The current mainstream technology mainly adopts the combined process of "pretreatment + membrane concentration + evaporation crystallization". The pretreatment process adopts the "chemical precipitation + clarification + filtration" procedure. By adding chemicals such as lime and sodium sulfide, heavy metal ions form precipitates, which are then removed through a clarification tank and a filter. The removal rate of suspended solids reaches over 95%. Membrane concentration mostly adopts disc tube reverse osmosis (DTRO), which has strong anti-pollution ability and can concentrate the volume of wastewater to 1/5-1/10 of the original water volume, retaining over 99% of salt ions. Evaporation crystallization is achieved through multi-effect evaporation (MED) or mechanical vapor recompression (MVR) technology, where the concentrated liquid is evaporated to crystallization. The separated industrial salt can be recycled and reused, and the distilled water is used as supplementary water for the circulating water.

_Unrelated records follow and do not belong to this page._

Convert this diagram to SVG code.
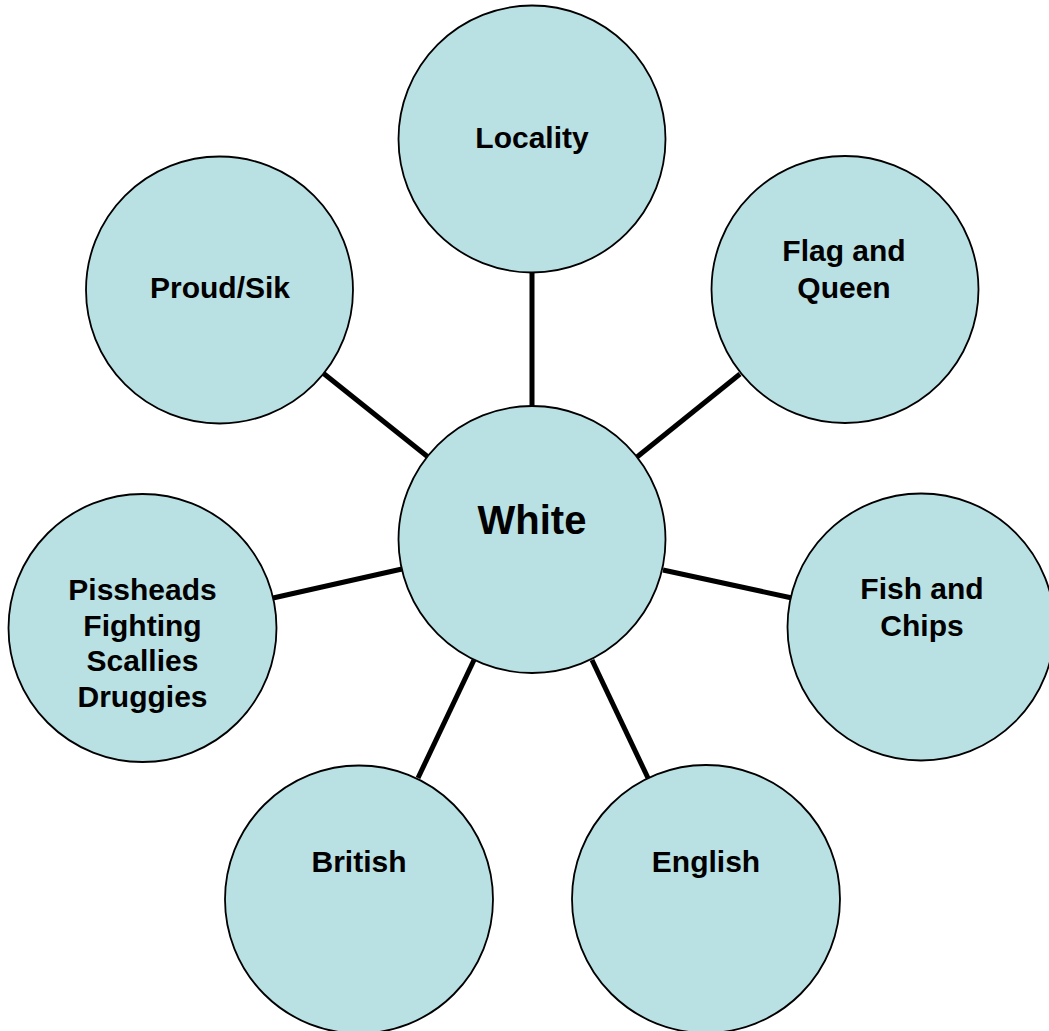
<svg xmlns="http://www.w3.org/2000/svg" width="1049" height="1031" viewBox="0 0 1049 1031">
<style>
.n{fill:#B9E0E3;stroke:#000;stroke-width:1.8}
.t{font-family:"Liberation Sans",Arial,sans-serif;font-weight:bold;font-size:30px;fill:#000;text-anchor:middle}
.c{stroke:#000;stroke-width:5;fill:none}
</style>
<rect width="1049" height="1031" fill="#fff"/>
<g id="connectors">
<line class="c" x1="532" y1="272" x2="532" y2="406"/>
<line class="c" x1="740" y1="374" x2="637" y2="457"/>
<line class="c" x1="323" y1="373" x2="428" y2="457"/>
<line class="c" x1="273" y1="598" x2="402" y2="569"/>
<line class="c" x1="663" y1="570" x2="792" y2="598"/>
<line class="c" x1="474" y1="660" x2="418" y2="778"/>
<line class="c" x1="592" y1="660" x2="648" y2="778"/>
</g>
<g id="locality"><circle class="n" cx="532" cy="139" r="133.5"/><text class="t" x="532" y="147.5">Locality</text></g>
<g id="flag"><circle class="n" cx="845" cy="289.5" r="133.5"/><text class="t" x="844" y="261">Flag and</text><text class="t" x="844" y="297.5">Queen</text></g>
<g id="proud"><circle class="n" cx="219.5" cy="290" r="133.5"/><text class="t" x="220" y="297.5">Proud/Sik</text></g>
<g id="white"><circle class="n" cx="532" cy="539.5" r="133.5"/><text class="t" x="532" y="533.5" style="font-size:40px">White</text></g>
<g id="pissheads"><circle class="n" cx="142.5" cy="628" r="134"/><text class="t" x="142.5" y="600">Pissheads</text><text class="t" x="142.5" y="635.5">Fighting</text><text class="t" x="142.5" y="671">Scallies</text><text class="t" x="142.5" y="706.5">Druggies</text></g>
<g id="fish"><circle class="n" cx="921" cy="627" r="133.5"/><text class="t" x="922" y="598.5">Fish and</text><text class="t" x="922" y="635.5">Chips</text></g>
<g id="british"><circle class="n" cx="359" cy="899.5" r="134"/><text class="t" x="359" y="871.5">British</text></g>
<g id="english"><circle class="n" cx="706" cy="899" r="134"/><text class="t" x="706" y="871.5">English</text></g>
</svg>
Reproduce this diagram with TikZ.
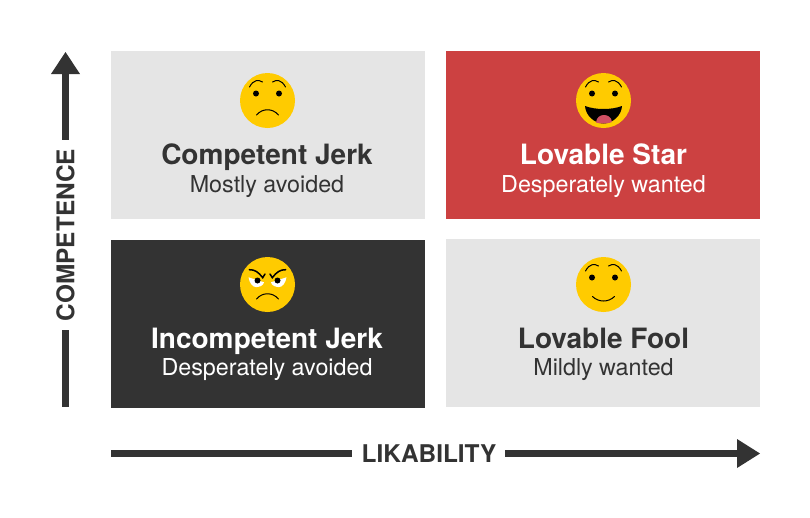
\documentclass[tikz,border=0pt]{standalone}
\usepackage{fontspec}
\setmainfont{TeX Gyre Heros}
\definecolor{dark}{HTML}{333333}
\definecolor{lgray}{HTML}{E5E5E5}
\definecolor{redq}{HTML}{CC4141}
\definecolor{face}{HTML}{FFCB00}
\definecolor{tongue}{HTML}{CF4F63}
\tikzset{
  tile/.style={draw=none,anchor=north west,inner sep=0pt,minimum width=314pt,minimum height=168pt},
  titleD/.style={text=dark,font=\fontsize{28}{30}\selectfont\bfseries,inner sep=0pt,anchor=base},
  subD/.style={text=dark,font=\fontsize{23.3}{26}\selectfont,inner sep=0pt,anchor=base},
  titleL/.style={titleD,text=white},
  subL/.style={subD,text=white},
  axlabel/.style={text=dark,font=\fontsize{24.4}{26}\selectfont\bfseries,inner sep=0pt},
  fc/.style={fill=face,draw=none,circle,inner sep=0pt,minimum size=55pt},
  ln/.style={draw=black,line width=1pt,line cap=round},
  hvy/.style={ln,line width=1.5pt},
  ax/.style={fill=dark,draw=none}
}
\newcommand{\stdeyes}{%
  \fill[black] (-11.5,7) circle (3);
  \fill[black] (11.5,7) circle (3);
  \draw[ln] (-18,13.5) .. controls (-14,21) and (-9,21) .. (-5,18.5);
  \draw[ln] (18,13.5) .. controls (14,21) and (9,21) .. (5,18.5);
}
\begin{document}
\begin{tikzpicture}[x=1pt,y=-1pt]
\useasboundingbox (0,0) rectangle (810,517);
\node[tile,fill=lgray] (tl) at (111,51) {};
\node[tile,fill=redq] (tr) at (446,51) {};
\node[tile,fill=dark] (bl) at (111,240) {};
\node[tile,fill=lgray] (br) at (446,239) {};
\node[titleD] (t1) at (267,164.5) {Competent Jerk};
\node[subD] (s1) at (267,192) {Mostly avoided};
\node[titleL] (t2) at (603.5,164.5) {Lovable Star};
\node[subL] (s2) at (603.5,192) {Desperately wanted};
\node[titleL] (t3) at (267,348.5) {Incompetent Jerk};
\node[subL] (s3) at (267,375.5) {Desperately avoided};
\node[titleD] (t4) at (603.5,348.5) {Lovable Fool};
\node[subD] (s4) at (603.5,375.5) {Mildly wanted};
% faces
\node[fc] (f1) at (267.5,100.5) {};
\node[fc] (f2) at (603.5,100.5) {};
\node[fc] (f3) at (267.5,284.5) {};
\node[fc] (f4) at (603.5,284.5) {};
\begin{scope}[shift={(f1.center)},y=1pt]
  \stdeyes
  \draw[ln] (-11,-14.5) .. controls (-5,-7.5) and (5,-7.5) .. (11,-14.5);
\end{scope}
\begin{scope}[shift={(f2.center)},y=1pt]
  \stdeyes
  \fill[black] (-18.5,-5.5) .. controls (-8,-9.5) and (8,-9.5) .. (18.5,-5.5)
     .. controls (18,-15) and (9,-23) .. (0,-23) .. controls (-9,-23) and (-18,-15) .. (-18.5,-5.5) -- cycle;
  \fill[tongue] (-7.5,-22) .. controls (-7,-16.5) and (-3,-14.5) .. (0.5,-14.5)
     .. controls (4,-14.5) and (8,-16.5) .. (8.5,-21.5)
     .. controls (5.5,-22.7) and (3,-23) .. (0,-23) .. controls (-3,-23) and (-5.5,-22.7) .. (-7.5,-22) -- cycle;
\end{scope}
\begin{scope}[shift={(f3.center)},y=1pt]
  \fill[white] (-19,7.2) -- (-3.5,2.2) .. controls (-4,-1.5) and (-9,-2.6) .. (-11.5,-2.6) .. controls (-15,-2.6) and (-18,1.5) .. (-19,7.2) -- cycle;
  \fill[white] (19,7.2) -- (3.5,2.2) .. controls (4,-1.5) and (9,-2.6) .. (11.5,-2.6) .. controls (15,-2.6) and (18,1.5) .. (19,7.2) -- cycle;
  \fill[black] (-10,4) circle (3);
  \fill[black] (10,4) circle (3);
  \draw[hvy] (-18.2,14.8) .. controls (-13,15) and (-9,12.5) .. (-4.8,6.8) -- (-2.5,10.5);
  \draw[hvy] (18.2,14.8) .. controls (13,15) and (9,12.5) .. (4.8,6.8) -- (2.5,10.5);
  \draw[ln] (-11,-14.5) .. controls (-5,-7.5) and (5,-7.5) .. (11,-14.5);
\end{scope}
\begin{scope}[shift={(f4.center)},y=1pt]
  \stdeyes
  \draw[ln] (-11,-12) .. controls (-5,-18) and (5,-18) .. (11,-12);
\end{scope}
% axes
\node[axlabel,rotate=90] (cl) at (65.5,235) {COMPETENCE};
\node[axlabel] (ll) at (429,454) {LIKABILITY};
\fill[ax] (62,140) rectangle (69,74);
\fill[ax] (51,74) -- (65.5,52) -- (80,74) -- cycle;
\fill[ax] (62,330) rectangle (69,407);
\fill[ax] (111,450) rectangle (352,457);
\fill[ax] (505,450) rectangle (737,457);
\fill[ax] (737,439) -- (760,453.5) -- (737,468) -- cycle;
\end{tikzpicture}
\end{document}
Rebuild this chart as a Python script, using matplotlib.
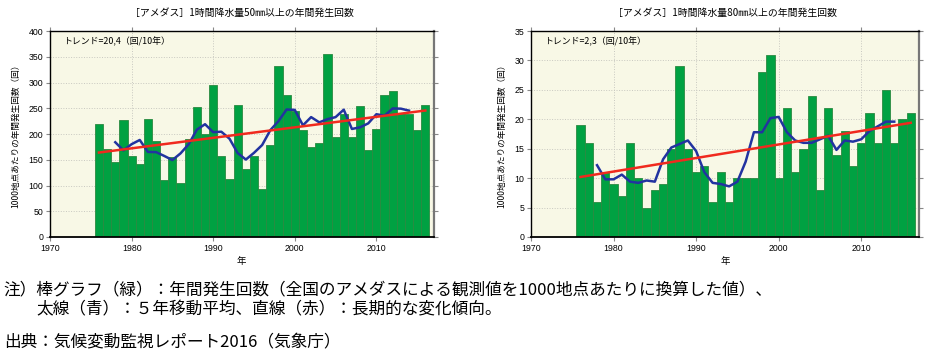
import numpy as np
import matplotlib
matplotlib.use("Agg")
import matplotlib.pyplot as plt

plt.rcParams["font.family"] = ["Noto Sans CJK JP", "DejaVu Sans"]

# 年
years = list(range(1976, 2017))
ma_years = list(range(1978, 2015))
trend_years = [1976, 2016]

# 1時間降水量50mm以上（1000地点あたり）
count50 = [220, 170, 146, 227, 157, 141, 230, 187, 111, 155,
           104, 190, 252, 200, 296, 157, 113, 256, 132, 157,
           94, 178, 332, 276, 245, 207, 174, 182, 356, 194,
           238, 194, 254, 169, 210, 276, 283, 240, 239, 208, 257]
# 5年移動平均
ma50 = [184.0, 168.2, 180.2, 188.4, 165.2, 164.8, 157.4, 149.4, 162.4, 180.2,
        208.4, 219.0, 203.6, 204.4, 190.8, 163.0, 150.4, 163.4, 178.6, 207.4,
        225.0, 247.6, 246.8, 216.8, 232.8, 222.6, 228.8, 232.8, 247.2, 209.8,
        213.0, 220.6, 238.4, 235.6, 249.6, 249.2, 245.4]
trend50 = [164, 245.6]

# 1時間降水量80mm以上
count80 = [19, 16, 6, 11, 9, 7, 16, 10, 5, 8,
           9, 15, 29, 15, 11, 12, 6, 11, 6, 10,
           10, 10, 28, 31, 10, 22, 11, 15, 24, 8,
           22, 14, 18, 12, 16, 21, 16, 25, 16, 20, 21]
ma80 = [12.2, 9.8, 9.8, 10.6, 9.4, 9.2, 9.6, 9.4, 13.2, 15.2,
        15.8, 16.4, 14.6, 11.0, 9.2, 9.0, 8.6, 9.4, 12.8, 17.8,
        17.8, 20.2, 20.4, 17.8, 16.4, 16.0, 16.0, 16.6, 17.2, 14.8,
        16.4, 16.2, 16.6, 18.0, 18.8, 19.6, 19.6]
trend80 = [10.2, 19.4]

titles = ["［アメダス］1時間降水量50㎜以上の年間発生回数",
          "［アメダス］1時間降水量80㎜以上の年間発生回数"]
trend_labels = ["トレンド=20,4（回/10年）", "トレンド=2,3（回/10年）"]
ylabel = "1000地点あたりの年間発生回数（回）"
xticks = [1970, 1980, 1990, 2000, 2010]

fig = plt.figure(figsize=(9.4, 3.51), dpi=100)
ax1 = fig.add_axes([50 / 940, 1 - 237 / 351, 383.5 / 940, 206 / 351])
ax2 = fig.add_axes([531 / 940, 1 - 237 / 351, 388 / 940, 206 / 351])

panels = [
    (ax1, count50, ma50, trend50, (0, 400), 50, 0),
    (ax2, count80, ma80, trend80, (0, 35), 5, 1),
]

for ax, counts, ma, trend, ylim, ystep, i in panels:
    ax.set_facecolor("#f8f8e6")
    ax.bar(years, counts, width=1.0, color="#00a142", edgecolor="#2a8a40",
           linewidth=0.6, zorder=2)
    ax.plot(ma_years, ma, color="#2233a0", lw=1.8, zorder=3)
    ax.plot(trend_years, trend, color="#f02a1e", lw=1.8, zorder=4)

    ax.set_xlim(1970, 2017)
    ax.set_ylim(*ylim)
    ax.set_xticks(xticks)
    ax.set_yticks(np.arange(ylim[0], ylim[1] + 0.1, ystep))
    ax.grid(True, color="#c8c8c0", linestyle=":", linewidth=0.7, zorder=0)
    ax.set_axisbelow(True)

    ax.tick_params(direction="out", length=3, width=0.8, color="#888888",
                   top=True, right=True, labelsize=6.3, pad=2)
    for lab in ax.get_xticklabels() + ax.get_yticklabels():
        lab.set_fontfamily("Liberation Sans")

    for side in ["left", "top", "bottom"]:
        ax.spines[side].set_color("black")
        ax.spines[side].set_linewidth(1.0)
    ax.spines["bottom"].set_linewidth(1.3)
    ax.spines["right"].set_color("#777777")
    ax.spines["right"].set_linewidth(1.6)

    ax.set_title(titles[i], fontsize=7.1, pad=11)
    ax.text(0.034, 0.951, trend_labels[i], transform=ax.transAxes,
            fontsize=6.4, ha="left", va="center")
    ax.set_xlabel("年", fontsize=6.8, labelpad=3)
    ax.set_ylabel(ylabel, fontsize=6.2, labelpad=6)

fig.text(0.004, 1 - 290 / 351,
         "注）棒グラフ（緑）：年間発生回数（全国のアメダスによる観測値を1000地点あたりに換算した値）、",
         fontsize=12, ha="left", va="center")
fig.text(36 / 940, 1 - 310 / 351,
         "太線（青）：５年移動平均、直線（赤）：長期的な変化傾向。",
         fontsize=12, ha="left", va="center")
fig.text(0.004, 1 - 341.5 / 351,
         "出典：気候変動監視レポート2016（気象庁）",
         fontsize=12, ha="left", va="center")

fig.savefig("out.png", dpi=100, facecolor="white")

Iii. Key Technological Breakthroughs: Addressing the Challenge of High-salt Corrosion

The strong corrosiveness of high-salt wastewater is a core technical challenge. In recent years, breakthroughs have been made in two major directions: First, material upgrading. The concentration and evaporation equipment adopts corrosion-resistant materials such as duplex steel and titanium alloy, extending the equipment's service life to more than five years. The second is process optimization. Some projects have introduced "softening + advanced oxidation" pretreatment to reduce water hardness and organic matter content, and to minimize membrane fouling and equipment scaling. After a 1 million kilowatt thermal power plant applied the optimized process, the cleaning cycle of membrane modules was extended from 15 days to 60 days, and the operational stability was significantly improved.